■ **Objective**: Repeat the listing that follows, character for character, minus the pictures.

'''

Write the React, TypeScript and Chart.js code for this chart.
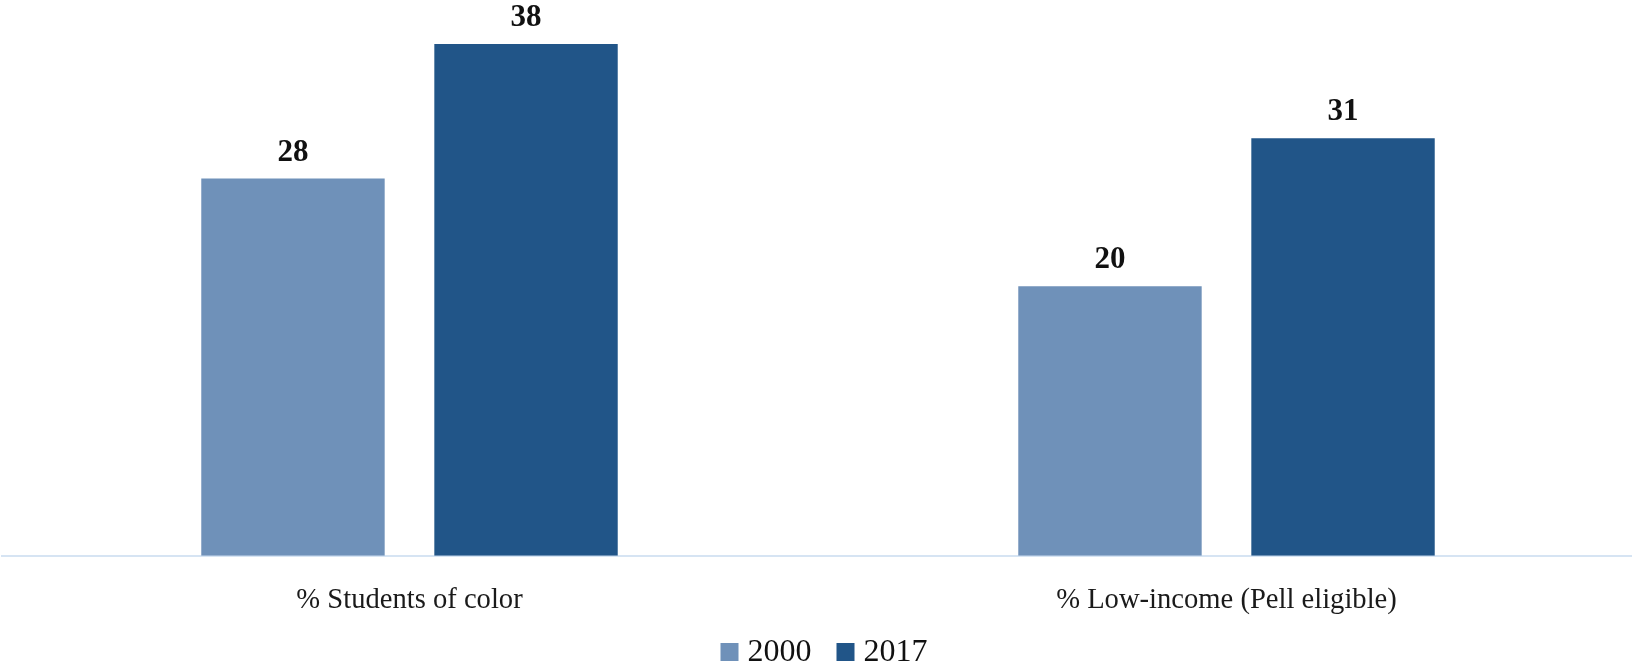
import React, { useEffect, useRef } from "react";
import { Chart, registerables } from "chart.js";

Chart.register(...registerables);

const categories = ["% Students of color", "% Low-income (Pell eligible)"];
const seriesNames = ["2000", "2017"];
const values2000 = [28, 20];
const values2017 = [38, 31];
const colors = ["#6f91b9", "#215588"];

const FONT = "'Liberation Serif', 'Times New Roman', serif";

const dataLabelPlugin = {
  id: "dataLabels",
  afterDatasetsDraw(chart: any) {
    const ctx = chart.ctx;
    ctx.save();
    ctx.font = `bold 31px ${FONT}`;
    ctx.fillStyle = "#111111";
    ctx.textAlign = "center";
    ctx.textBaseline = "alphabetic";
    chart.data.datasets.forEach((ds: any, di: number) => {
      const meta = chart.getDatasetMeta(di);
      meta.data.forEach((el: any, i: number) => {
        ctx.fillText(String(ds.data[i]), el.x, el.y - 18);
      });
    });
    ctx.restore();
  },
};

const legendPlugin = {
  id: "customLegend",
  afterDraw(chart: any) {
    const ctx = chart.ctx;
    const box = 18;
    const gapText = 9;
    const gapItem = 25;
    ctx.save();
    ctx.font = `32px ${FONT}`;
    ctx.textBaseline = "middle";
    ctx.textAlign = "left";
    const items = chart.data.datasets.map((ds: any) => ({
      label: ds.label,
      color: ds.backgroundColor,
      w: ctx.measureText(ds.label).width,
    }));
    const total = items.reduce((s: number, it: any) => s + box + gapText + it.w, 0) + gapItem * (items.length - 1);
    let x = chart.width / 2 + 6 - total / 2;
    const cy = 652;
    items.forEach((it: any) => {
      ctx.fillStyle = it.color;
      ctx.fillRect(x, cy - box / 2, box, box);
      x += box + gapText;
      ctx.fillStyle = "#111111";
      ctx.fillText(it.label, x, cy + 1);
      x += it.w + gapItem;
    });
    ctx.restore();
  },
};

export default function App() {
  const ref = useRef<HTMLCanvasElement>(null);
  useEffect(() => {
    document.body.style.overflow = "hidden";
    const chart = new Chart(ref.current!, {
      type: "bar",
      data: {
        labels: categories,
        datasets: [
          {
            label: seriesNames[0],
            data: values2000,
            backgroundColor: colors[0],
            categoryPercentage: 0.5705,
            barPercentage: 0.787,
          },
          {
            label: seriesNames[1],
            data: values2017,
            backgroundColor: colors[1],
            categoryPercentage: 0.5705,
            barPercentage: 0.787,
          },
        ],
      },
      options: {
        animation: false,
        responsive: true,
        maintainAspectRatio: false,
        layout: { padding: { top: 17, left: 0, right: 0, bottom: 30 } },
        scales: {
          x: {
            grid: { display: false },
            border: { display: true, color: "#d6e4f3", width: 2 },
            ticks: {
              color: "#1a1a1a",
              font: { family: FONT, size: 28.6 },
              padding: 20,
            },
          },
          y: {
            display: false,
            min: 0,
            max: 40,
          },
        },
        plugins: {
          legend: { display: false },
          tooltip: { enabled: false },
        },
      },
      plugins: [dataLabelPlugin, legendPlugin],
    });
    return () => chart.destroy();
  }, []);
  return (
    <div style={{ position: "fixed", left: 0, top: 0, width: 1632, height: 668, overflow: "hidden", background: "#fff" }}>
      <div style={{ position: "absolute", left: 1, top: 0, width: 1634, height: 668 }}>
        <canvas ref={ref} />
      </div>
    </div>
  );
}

'''

■ **Result for this task**:
Write the React, TypeScript and Chart.js code for this chart.
import React, { useEffect, useRef } from "react";
import { Chart, registerables } from "chart.js";

Chart.register(...registerables);

const categories = ["% Students of color", "% Low-income (Pell eligible)"];
const seriesNames = ["2000", "2017"];
const values2000 = [28, 20];
const values2017 = [38, 31];
const colors = ["#6f91b9", "#215588"];

const FONT = "'Liberation Serif', 'Times New Roman', serif";

const dataLabelPlugin = {
  id: "dataLabels",
  afterDatasetsDraw(chart: any) {
    const ctx = chart.ctx;
    ctx.save();
    ctx.font = `bold 31px ${FONT}`;
    ctx.fillStyle = "#111111";
    ctx.textAlign = "center";
    ctx.textBaseline = "alphabetic";
    chart.data.datasets.forEach((ds: any, di: number) => {
      const meta = chart.getDatasetMeta(di);
      meta.data.forEach((el: any, i: number) => {
        ctx.fillText(String(ds.data[i]), el.x, el.y - 18);
      });
    });
    ctx.restore();
  },
};

const legendPlugin = {
  id: "customLegend",
  afterDraw(chart: any) {
    const ctx = chart.ctx;
    const box = 18;
    const gapText = 9;
    const gapItem = 25;
    ctx.save();
    ctx.font = `32px ${FONT}`;
    ctx.textBaseline = "middle";
    ctx.textAlign = "left";
    const items = chart.data.datasets.map((ds: any) => ({
      label: ds.label,
      color: ds.backgroundColor,
      w: ctx.measureText(ds.label).width,
    }));
    const total = items.reduce((s: number, it: any) => s + box + gapText + it.w, 0) + gapItem * (items.length - 1);
    let x = chart.width / 2 + 6 - total / 2;
    const cy = 652;
    items.forEach((it: any) => {
      ctx.fillStyle = it.color;
      ctx.fillRect(x, cy - box / 2, box, box);
      x += box + gapText;
      ctx.fillStyle = "#111111";
      ctx.fillText(it.label, x, cy + 1);
      x += it.w + gapItem;
    });
    ctx.restore();
  },
};

export default function App() {
  const ref = useRef<HTMLCanvasElement>(null);
  useEffect(() => {
    document.body.style.overflow = "hidden";
    const chart = new Chart(ref.current!, {
      type: "bar",
      data: {
        labels: categories,
        datasets: [
          {
            label: seriesNames[0],
            data: values2000,
            backgroundColor: colors[0],
            categoryPercentage: 0.5705,
            barPercentage: 0.787,
          },
          {
            label: seriesNames[1],
            data: values2017,
            backgroundColor: colors[1],
            categoryPercentage: 0.5705,
            barPercentage: 0.787,
          },
        ],
      },
      options: {
        animation: false,
        responsive: true,
        maintainAspectRatio: false,
        layout: { padding: { top: 17, left: 0, right: 0, bottom: 30 } },
        scales: {
          x: {
            grid: { display: false },
            border: { display: true, color: "#d6e4f3", width: 2 },
            ticks: {
              color: "#1a1a1a",
              font: { family: FONT, size: 28.6 },
              padding: 20,
            },
          },
          y: {
            display: false,
            min: 0,
            max: 40,
          },
        },
        plugins: {
          legend: { display: false },
          tooltip: { enabled: false },
        },
      },
      plugins: [dataLabelPlugin, legendPlugin],
    });
    return () => chart.destroy();
  }, []);
  return (
    <div style={{ position: "fixed", left: 0, top: 0, width: 1632, height: 668, overflow: "hidden", background: "#fff" }}>
      <div style={{ position: "absolute", left: 1, top: 0, width: 1634, height: 668 }}>
        <canvas ref={ref} />
      </div>
    </div>
  );
}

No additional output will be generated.